Come abbiamo scritto già anni fa, l’oro di Internet siamo noi. La ricchezza di Mark Zuckerberg, e di tutti gli azionisti dei social network, è sostanzialmente data dal valore dei dati che gestiscono, ossia dei nostri dati. Facebook non vende, in pratica, altro; e il valore di questi dati è, inevitabilmente, proporzionale al profitto che altri possono ricavarne (e, per inciso: ovviamente non è certo solo Facebook a far soldi con i nostri dati. Potete leggere questo interessante articolo su Valigia Blu per saperne di più). Facebook ha certamente un interesse a rispettare formalmente le regole e ad apparire preoccupato di proteggere la nostra privacy, ma in realtà se la proteggesse troppo efficacemente si darebbe la zappa sui piedi. Il vero interesse di Facebook è che i nostri dati possano essere usati per proporci la pubblicità più efficace possibile, perché questo è ciò che più di tutto aumenta il valore di Facebook stesso.
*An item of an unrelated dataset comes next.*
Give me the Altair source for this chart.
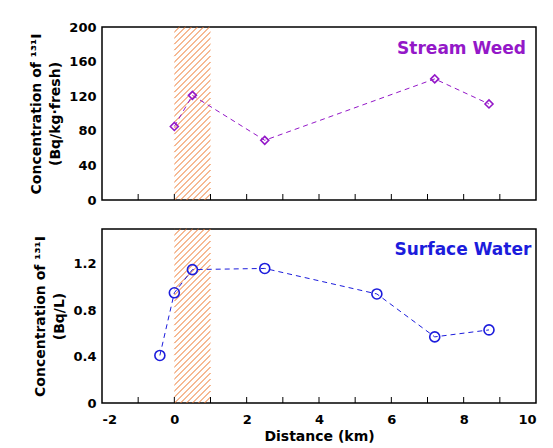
import altair as alt
import pandas as pd

# ---- data ----
weed_dist = [0.0, 0.5, 2.5, 7.2, 8.7]
weed_conc = [85, 121, 69, 140, 111]

water_dist = [-0.4, 0.0, 0.5, 2.5, 5.6, 7.2, 8.7]
water_conc = [0.41, 0.95, 1.15, 1.16, 0.94, 0.57, 0.63]

band_start = [0.0]
band_end = [1.0]
tick_pos = [-1, 0, 1, 2, 3, 4, 5, 6, 7, 8, 9]
x_labels = [-2, 0, 2, 4, 6, 8, 10]

W = 434
H1 = 173
H2 = 174
FONT = "DejaVu Sans"
PURPLE = "#9418C8"
BLUE = "#1C1CDC"
ORANGE = "#EE7428"

weed = pd.DataFrame({"d": weed_dist, "c": weed_conc})
water = pd.DataFrame({"d": water_dist, "c": water_conc})
ticks = pd.DataFrame({"t": tick_pos})


def hatch_df(ymax, height):
    # 45-degree hatch lines inside the band (pixel spacing ~6)
    x0, x1 = band_start[0], band_end[0]
    px_per_x = W / 12.0
    bw = (x1 - x0) * px_per_x
    rows = []
    c = -bw
    while c < height:
        u0 = max(0.0, -c)
        u1 = min(bw, height - c)
        if u1 > u0:
            rows.append({
                "x": x0 + u0 / px_per_x, "x2": x0 + u1 / px_per_x,
                "y": (u0 + c) / height * ymax, "y2": (u1 + c) / height * ymax,
            })
        c += 6.0
    return pd.DataFrame(rows)


xscale = alt.Scale(domain=[-2, 10], nice=False, zero=False)


def panel(df, ymax, height, yvals, ytitle, color, shape, size, label, lx, ly, show_x, yfmt):
    ysc = alt.Scale(domain=[0, ymax], nice=False)
    if show_x:
        xaxis = alt.Axis(values=x_labels, title="Distance (km)", ticks=False, domain=False,
                         grid=False, labelPadding=10, titlePadding=3, labelOverlap=False,
                         labelExpr="datum.value < 0 ? '-' + abs(datum.value) : datum.label")
    else:
        xaxis = None
    yaxis = alt.Axis(values=yvals, title=ytitle, ticks=False, domain=False, grid=False,
                     labelPadding=6, titlePadding=6, labelExpr=yfmt, labelOverlap=False)

    def X(f):
        return alt.X(f, scale=xscale, axis=xaxis)

    def Y(f):
        return alt.Y(f, scale=ysc, axis=yaxis)

    hatch = alt.Chart(hatch_df(ymax, height)).mark_rule(color=ORANGE, strokeWidth=1).encode(
        x=X("x:Q"), x2="x2:Q", y=Y("y:Q"), y2="y2:Q",
    )
    tk = alt.Chart(ticks).mark_rule(color="black", strokeWidth=1).encode(
        x=X("t:Q"),
        y=alt.value(height),
        y2=alt.value(height - 6),
    )
    line = alt.Chart(df).mark_line(color=color, strokeWidth=1, strokeDash=[5, 4]).encode(
        x=X("d:Q"), y=Y("c:Q"),
    )
    pts = alt.Chart(df).mark_point(shape=shape, size=size, filled=False, color=color,
                                   strokeWidth=1.6, opacity=1).encode(
        x=X("d:Q"), y=Y("c:Q"),
    )
    txt = alt.Chart(pd.DataFrame({"x": [lx], "y": [ly], "t": [label]})).mark_text(
        align="right", baseline="middle", font=FONT, fontWeight="bold", fontSize=17, color=color
    ).encode(x=X("x:Q"), y=Y("y:Q"), text="t:N")
    return alt.layer(hatch, tk, line, pts, txt).properties(width=W, height=height)


top = panel(weed, 200, H1, [0, 40, 80, 120, 160, 200],
            ["Concentration of \u00b9\u00b3\u00b9I", "(Bq/kg\u00b7fresh)"],
            PURPLE, "diamond", 64, "Stream Weed", 9.72, 175, False, "datum.label")
bottom = panel(water, 1.5, H2, [0, 0.4, 0.8, 1.2],
               ["Concentration of \u00b9\u00b3\u00b9I", "(Bq/L)"],
               BLUE, "circle", 100, "Surface Water", 9.87, 1.32, True,
               "datum.value == 0 ? '0' : format(datum.value, '.1f')")

chart = alt.vconcat(top, bottom, spacing=29, bounds="flush").properties(
    padding={"top": 12, "left": 21, "right": 5, "bottom": 0}
).configure_view(
    stroke="black", strokeWidth=1.5
).configure_axis(
    labelFont=FONT, labelFontWeight="bold", labelFontSize=13, labelColor="black",
    titleFont=FONT, titleFontWeight="bold", titleFontSize=14, titleColor="black",
    titleLineHeight=19,
)

chart.save("out.html", embed_options={"renderer": "svg", "actions": False})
Quindi, se è vero che CA ha violato le regole di Facebook, è anche vero che a Facebook conviene che ci sia chi le viola, perché queste violazioni creano valore per Facebook.
Quando Matteo Flora dice che Facebook interviene solo quando episodi come questo attirano l’attenzione dei media e la perdita di reputazione diventa un danno economico, dice la verità, ma la ragione non è una “colpevole leggerezza”. La ragione è che questi abusi sono in ultima analisi nell’interesse di Facebook, salvo quando, come in questo caso, diventano così visibili ed eclatanti da danneggiarlo. Quindi, ricapitoliamo:
- È senz’altro importante conoscere sia gli strumenti che Facebook mette a nostra disposizione per controllare l’accesso ai nostri dati, sia gli effetti del nostro comportamento quotidiano. Andate a dare un’occhiata alle vostre impostazioni di privacy!
- Evitiamo di utilizzare indiscriminatamente applicazioni e giochini, di autorizzarli a raccogliere anche informazioni che nulla hanno a che fare con il loro contenuto, ed evitiamo di mantenerle autorizzate anche mesi o anni dopo aver smesso di usarle.
- Ricordiamo però che, per quanto attenti siamo, non riusciremo mai a controllare del tutto la circolazione delle nostre informazioni, perché se ne fossimo davvero capaci per Facebook non varremmo niente. Per parafrasare un vecchio detto, l’unico dato che nessuno potrà mai estrarre dal nostro profilo Facebook è quello che non ci mettiamo.
Ah, un’ultima cosa: come si è appurato, oltre alle Presidenziali USA Cambridge Analytica, o altre agenzie ad essa collegate, hanno lavorato per influenzare (non necessariamente e non sempre illegalmente, intendiamoci) molti altri appuntamenti elettorali, a partire dal referendum per la Brexit. Potremmo chiederci: sono intervenute anche nelle nostre ultime elezioni politiche? Su questo, limitiamoci per ora a osservare l’interessante coincidenza per cui Steve Bannon in occasione delle nostre elezioni si trovava in Italia, per poi commentare entusiasticamente i risultati, e ricordiamoci che, come consumatori e come elettori, la miglior difesa che abbiamo contro la propaganda è ragionare con la nostra testa.